The Dimensions Package adds dimensioning tools to the BeeGraphy Editor, allowing you to measure and visually annotate geometry directly inside the viewport.
It is designed for design validation, documentation, and presentation, providing clean dimension graphics with arrows, labels, and customizable styles.
The Distance Dimension node measures the straight-line distance between two 3D points and renders a line with optional arrowheads with numeric distance value labelled. Users can control the offset of the label, the number of decimal places shown, and the unit suffix. If no direction is provided, the node automatically computes a perpendicular direction to place the dimension clearly in space.

The Angular Dimension node visualizes the angle formed by two directions around a center point. It draws an arc between the directions, adds arrowheads at the arc ends, and places a text label showing the measured angle. The radius of the arc, label offset, unit format (degrees or radians), precision, and labeling can all be customized, making it suitable for clearly communicating rotational relationships in both conceptual and technical models.

For circular measurements, the Radial Dimension node measures the radius from a center point to a point on the circumference and displays the result using a leader line and arrowhead. It can optionally show the diameter instead of the radius and include a center mark for clarity. The node outputs both radius and diameter numerically, allowing the same measurement to be reused in parametric logic or validation workflows.

The Diametrical Dimension node directly visualizes a diameter using a given direction from the center point. It draws a diameter line across the circle, optionally includes arrowheads, and can display a center mark. This node is useful when a diameter value is already known or controlled parametrically, while still needing to be clearly annotated in the viewport. Both diameter and radius values are made available as outputs.

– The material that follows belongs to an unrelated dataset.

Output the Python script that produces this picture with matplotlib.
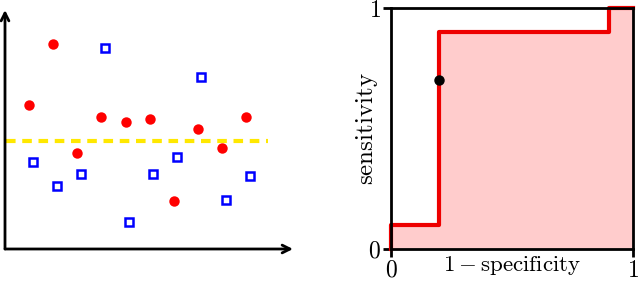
import numpy as np
import matplotlib
matplotlib.use("Agg")
import matplotlib.pyplot as plt

plt.rcParams['mathtext.fontset'] = 'cm'
plt.rcParams['font.family'] = 'serif'
plt.rcParams['font.serif'] = ['DejaVu Serif']

# left panel: two classes and a threshold
red_x = [1, 2, 3, 4, 5, 6, 7, 8, 9, 10]
red_y = [144, 205, 96, 132, 127, 130, 48, 120, 101, 132]
blue_x = [1.15, 2.15, 3.15, 4.15, 5.15, 6.15, 7.15, 8.15, 9.15, 10.15]
blue_y = [87, 63, 75, 201, 27, 75, 92, 172, 49, 73]
threshold = 108

# right panel: ROC step curve
roc_fpr = [0, 0, 0.2, 0.2, 0.9, 0.9, 1.0]
roc_tpr = [0, 0.1, 0.1, 0.9, 0.9, 1.0, 1.0]
op_point = (0.2, 0.7)

W, H = 640, 281
fig = plt.figure(figsize=(6.4, 2.81), dpi=100)

#_______________________________________________________________________________
ax1 = fig.add_axes([5 / W, (H - 249) / H, 288 / W, 239 / H])
ax1.set_xlim(0, 11.95)
ax1.set_ylim(0, 239)
ax1.axis('off')

arrow = dict(arrowstyle='->', lw=2, color='black', mutation_scale=14, shrinkA=0, shrinkB=0)
ax1.annotate('', xy=(1, 0), xytext=(0, 0), xycoords='axes fraction', arrowprops=arrow)
ax1.annotate('', xy=(0, 1), xytext=(0, 0), xycoords='axes fraction', arrowprops=arrow)

ax1.plot([0.05, 10.9], [threshold, threshold], color='#ffe800', lw=3,
         dashes=(2.3, 1.6), solid_capstyle='butt', zorder=1)
ax1.plot(red_x, red_y, 'o', color='#ff0000', ms=7.5, mec='none', zorder=3)
ax1.plot(blue_x, blue_y, 's', mfc='white', mec='#0000ff', ms=5.5, mew=1.8, zorder=3)

#_______________________________________________________________________________
ax2 = fig.add_axes([391 / W, (H - 249) / H, 242 / W, 241 / H])
ax2.set_xlim(0, 1)
ax2.set_ylim(0, 1)
ax2.fill_between(roc_fpr, roc_tpr, color='#ffcccc', lw=0)
ax2.plot(roc_fpr, roc_tpr, color='#ee0000', lw=3, clip_on=False, zorder=3)
ax2.plot(*op_point, 'o', color='black', ms=6.5, zorder=4)

for s in ax2.spines.values():
    s.set_linewidth(2)
    s.set_zorder(5)
ax2.set_xticks([0, 1])
ax2.set_yticks([0, 1])
ax2.set_xticklabels(['$0$', '$1$'])
ax2.set_yticklabels(['$0$', '$1$'])
ax2.tick_params(direction='out', length=6, width=2, labelsize=17, pad=1)
ax2.set_xlabel(r'$1-\mathrm{specificity}$', fontsize=16.5, labelpad=-20)
ax2.set_ylabel(r'$\mathrm{sensitivity}$', fontsize=18, labelpad=-8)

fig.savefig('out.png', dpi=100)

For measuring overall size, the Dimension 2D node computes the two-dimensional bounding box of a geometry and visualizes its width and height, with an optional diagonal dimension. Labels for each axis can be overridden individually, and the node outputs the minimum and maximum bounding points in addition to the measured values. This makes it especially useful for layouts, panels, and planar components.

The Dimension 3D node extends this concept to three dimensions, calculating the bounding box of geometry in space and displaying width, length, and height, with the option to show the diagonal as well. Like its 2D counterpart, it outputs all measured values numerically while rendering clean dimension graphics in the viewport, making it suitable for volumetric checks and spatial validation.

To control the appearance of all dimension graphics, the Dimension Style node generates a reusable style object. This node allows users to define line color and thickness, extension line length, arrow size, arrow tail length, text size, text color, and text background settings. By connecting the style output to one or more dimension nodes, a consistent visual language can be maintained across an entire model.

A Pin Label is a dimension-label behavior that keeps the text anchored to a fixed position in the viewport,. This is especially useful in dense models, presentations, or documentation views where labels would otherwise overlap geometry, flip orientation, or drift as the camera changes.